─── Collected data ───
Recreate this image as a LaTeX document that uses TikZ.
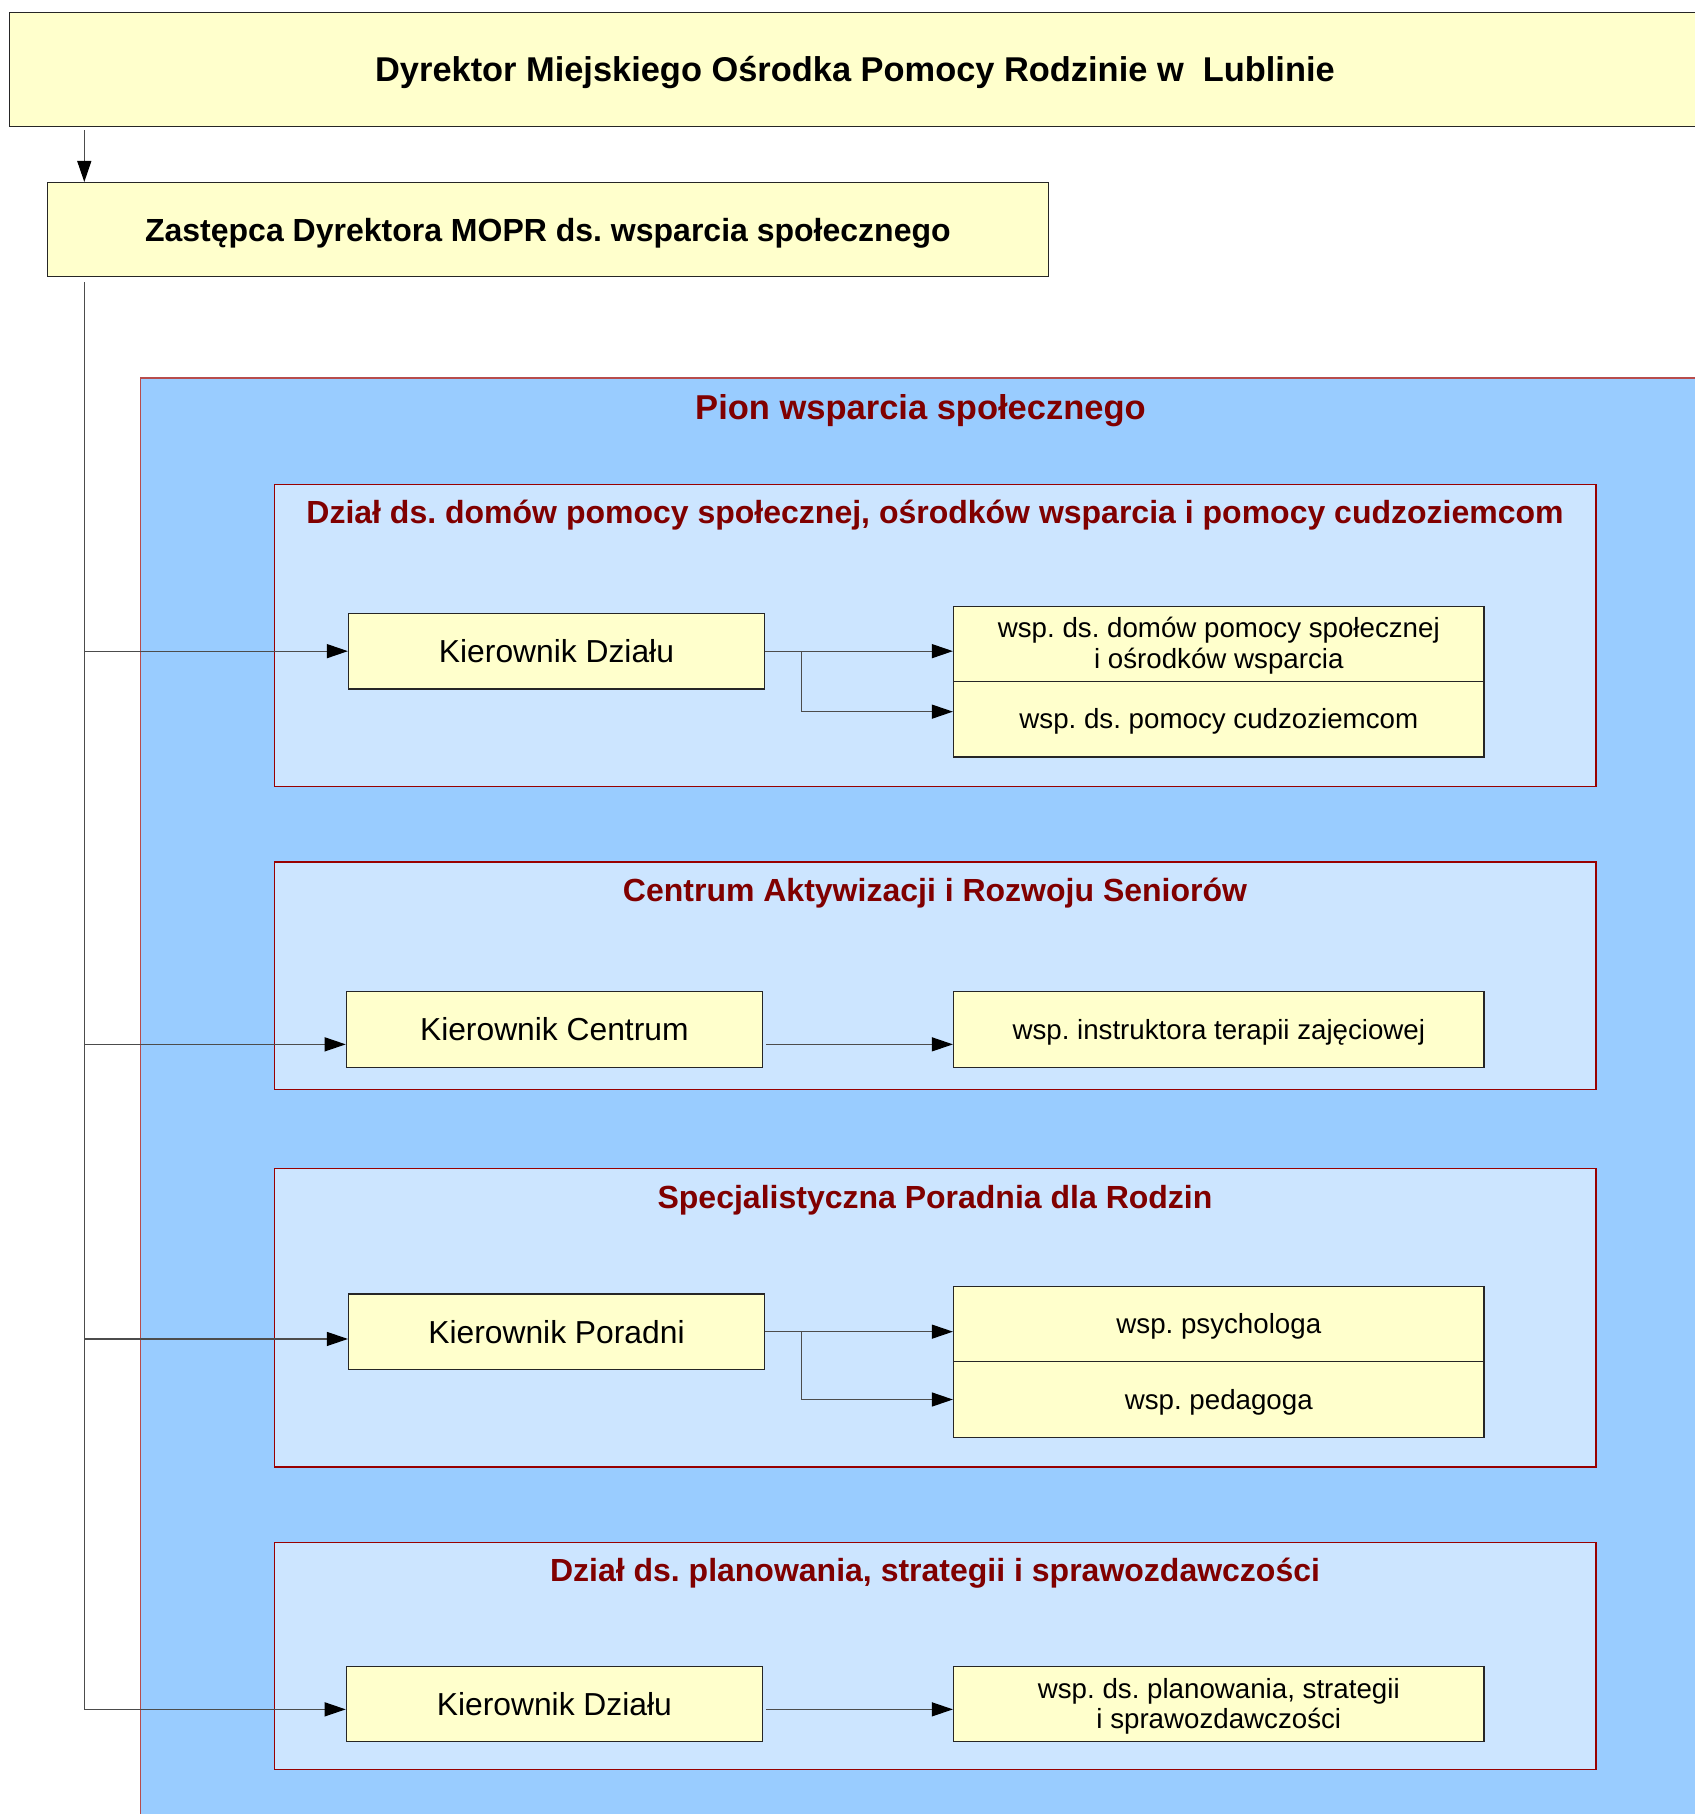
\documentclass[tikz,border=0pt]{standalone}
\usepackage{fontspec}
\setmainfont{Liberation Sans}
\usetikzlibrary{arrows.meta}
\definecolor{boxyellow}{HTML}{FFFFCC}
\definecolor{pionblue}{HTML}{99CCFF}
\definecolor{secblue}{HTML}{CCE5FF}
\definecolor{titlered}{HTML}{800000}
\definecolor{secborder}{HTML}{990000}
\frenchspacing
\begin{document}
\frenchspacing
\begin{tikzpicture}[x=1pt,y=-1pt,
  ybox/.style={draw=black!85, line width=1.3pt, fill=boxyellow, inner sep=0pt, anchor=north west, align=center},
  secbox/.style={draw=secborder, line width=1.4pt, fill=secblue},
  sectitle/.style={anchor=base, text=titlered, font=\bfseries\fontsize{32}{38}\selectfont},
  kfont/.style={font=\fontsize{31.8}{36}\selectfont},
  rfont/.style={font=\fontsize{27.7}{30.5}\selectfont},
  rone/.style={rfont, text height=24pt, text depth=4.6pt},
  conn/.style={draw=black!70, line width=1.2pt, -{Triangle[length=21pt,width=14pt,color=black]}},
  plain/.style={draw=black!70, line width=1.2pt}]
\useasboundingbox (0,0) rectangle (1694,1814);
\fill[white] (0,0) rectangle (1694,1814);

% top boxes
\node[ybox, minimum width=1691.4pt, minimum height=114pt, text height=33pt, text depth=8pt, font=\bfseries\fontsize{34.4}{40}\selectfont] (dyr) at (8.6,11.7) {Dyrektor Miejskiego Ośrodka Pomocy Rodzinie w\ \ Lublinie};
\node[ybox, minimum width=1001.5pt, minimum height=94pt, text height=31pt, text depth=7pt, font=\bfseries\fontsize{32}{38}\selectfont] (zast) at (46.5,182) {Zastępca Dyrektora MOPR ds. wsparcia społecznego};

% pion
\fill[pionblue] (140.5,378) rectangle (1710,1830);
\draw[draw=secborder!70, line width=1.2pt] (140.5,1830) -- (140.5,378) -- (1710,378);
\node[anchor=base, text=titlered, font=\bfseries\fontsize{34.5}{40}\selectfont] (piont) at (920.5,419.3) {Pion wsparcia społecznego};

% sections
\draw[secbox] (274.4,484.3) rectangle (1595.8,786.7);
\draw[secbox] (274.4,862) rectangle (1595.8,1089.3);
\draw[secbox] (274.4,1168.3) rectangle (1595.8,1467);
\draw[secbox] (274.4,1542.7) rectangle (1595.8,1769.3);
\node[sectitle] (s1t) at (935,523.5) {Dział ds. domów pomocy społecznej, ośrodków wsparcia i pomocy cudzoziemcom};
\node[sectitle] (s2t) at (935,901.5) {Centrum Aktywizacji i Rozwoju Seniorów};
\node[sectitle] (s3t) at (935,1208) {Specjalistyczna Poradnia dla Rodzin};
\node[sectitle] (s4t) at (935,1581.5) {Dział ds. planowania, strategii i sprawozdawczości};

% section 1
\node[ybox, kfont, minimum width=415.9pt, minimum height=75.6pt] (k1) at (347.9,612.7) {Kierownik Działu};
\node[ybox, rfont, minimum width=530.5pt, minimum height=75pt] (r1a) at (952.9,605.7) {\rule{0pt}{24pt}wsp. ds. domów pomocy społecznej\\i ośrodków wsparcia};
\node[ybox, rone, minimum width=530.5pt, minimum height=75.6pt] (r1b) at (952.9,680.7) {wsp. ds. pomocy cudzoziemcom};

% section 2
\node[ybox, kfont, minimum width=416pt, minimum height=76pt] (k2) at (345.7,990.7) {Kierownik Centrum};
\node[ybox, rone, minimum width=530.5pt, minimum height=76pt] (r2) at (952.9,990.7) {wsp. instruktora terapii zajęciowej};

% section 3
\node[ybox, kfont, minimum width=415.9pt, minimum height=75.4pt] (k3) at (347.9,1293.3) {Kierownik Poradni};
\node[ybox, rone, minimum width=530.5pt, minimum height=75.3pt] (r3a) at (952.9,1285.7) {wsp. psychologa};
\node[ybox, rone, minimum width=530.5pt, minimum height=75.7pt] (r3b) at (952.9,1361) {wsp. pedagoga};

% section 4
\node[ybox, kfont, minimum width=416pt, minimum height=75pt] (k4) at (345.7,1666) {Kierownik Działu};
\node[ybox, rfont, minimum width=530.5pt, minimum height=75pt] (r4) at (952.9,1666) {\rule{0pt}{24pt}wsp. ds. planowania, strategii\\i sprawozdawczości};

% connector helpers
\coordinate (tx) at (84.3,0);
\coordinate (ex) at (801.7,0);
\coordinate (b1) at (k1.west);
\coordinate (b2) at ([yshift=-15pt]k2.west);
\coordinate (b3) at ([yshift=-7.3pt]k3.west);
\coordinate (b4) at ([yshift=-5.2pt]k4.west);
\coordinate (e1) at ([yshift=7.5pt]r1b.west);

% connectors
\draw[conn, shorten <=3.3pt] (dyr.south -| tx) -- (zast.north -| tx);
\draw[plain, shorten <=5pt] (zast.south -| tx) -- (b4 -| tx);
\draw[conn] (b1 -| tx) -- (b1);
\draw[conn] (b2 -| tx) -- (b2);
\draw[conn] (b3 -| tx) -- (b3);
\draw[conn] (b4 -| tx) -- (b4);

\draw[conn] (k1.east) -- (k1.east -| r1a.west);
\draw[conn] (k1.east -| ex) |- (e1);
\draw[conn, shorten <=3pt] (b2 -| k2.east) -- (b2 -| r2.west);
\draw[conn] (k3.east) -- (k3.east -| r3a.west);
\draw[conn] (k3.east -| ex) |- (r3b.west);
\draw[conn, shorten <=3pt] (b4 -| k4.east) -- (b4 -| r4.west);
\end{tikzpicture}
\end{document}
───
Repeat, with no pictures, each line from the beginning of the data through the line containing "minimum width=1001.5pt, minimum", inclusive.

▶ _Result of this task_
Recreate this image as a LaTeX document that uses TikZ.
\documentclass[tikz,border=0pt]{standalone}
\usepackage{fontspec}
\setmainfont{Liberation Sans}
\usetikzlibrary{arrows.meta}
\definecolor{boxyellow}{HTML}{FFFFCC}
\definecolor{pionblue}{HTML}{99CCFF}
\definecolor{secblue}{HTML}{CCE5FF}
\definecolor{titlered}{HTML}{800000}
\definecolor{secborder}{HTML}{990000}
\frenchspacing
\begin{document}
\frenchspacing
\begin{tikzpicture}[x=1pt,y=-1pt,
  ybox/.style={draw=black!85, line width=1.3pt, fill=boxyellow, inner sep=0pt, anchor=north west, align=center},
  secbox/.style={draw=secborder, line width=1.4pt, fill=secblue},
  sectitle/.style={anchor=base, text=titlered, font=\bfseries\fontsize{32}{38}\selectfont},
  kfont/.style={font=\fontsize{31.8}{36}\selectfont},
  rfont/.style={font=\fontsize{27.7}{30.5}\selectfont},
  rone/.style={rfont, text height=24pt, text depth=4.6pt},
  conn/.style={draw=black!70, line width=1.2pt, -{Triangle[length=21pt,width=14pt,color=black]}},
  plain/.style={draw=black!70, line width=1.2pt}]
\useasboundingbox (0,0) rectangle (1694,1814);
\fill[white] (0,0) rectangle (1694,1814);

% top boxes
\node[ybox, minimum width=1691.4pt, minimum height=114pt, text height=33pt, text depth=8pt, font=\bfseries\fontsize{34.4}{40}\selectfont] (dyr) at (8.6,11.7) {Dyrektor Miejskiego Ośrodka Pomocy Rodzinie w\ \ Lublinie};
\node[ybox, minimum width=1001.5pt, minimum height=94pt, text height=31pt, text depth=7pt, font=\bfseries\fontsize{32}{38}\selectfont] (zast) at (46.5,182) {Zastępca Dyrektora MOPR ds. wsparcia społecznego};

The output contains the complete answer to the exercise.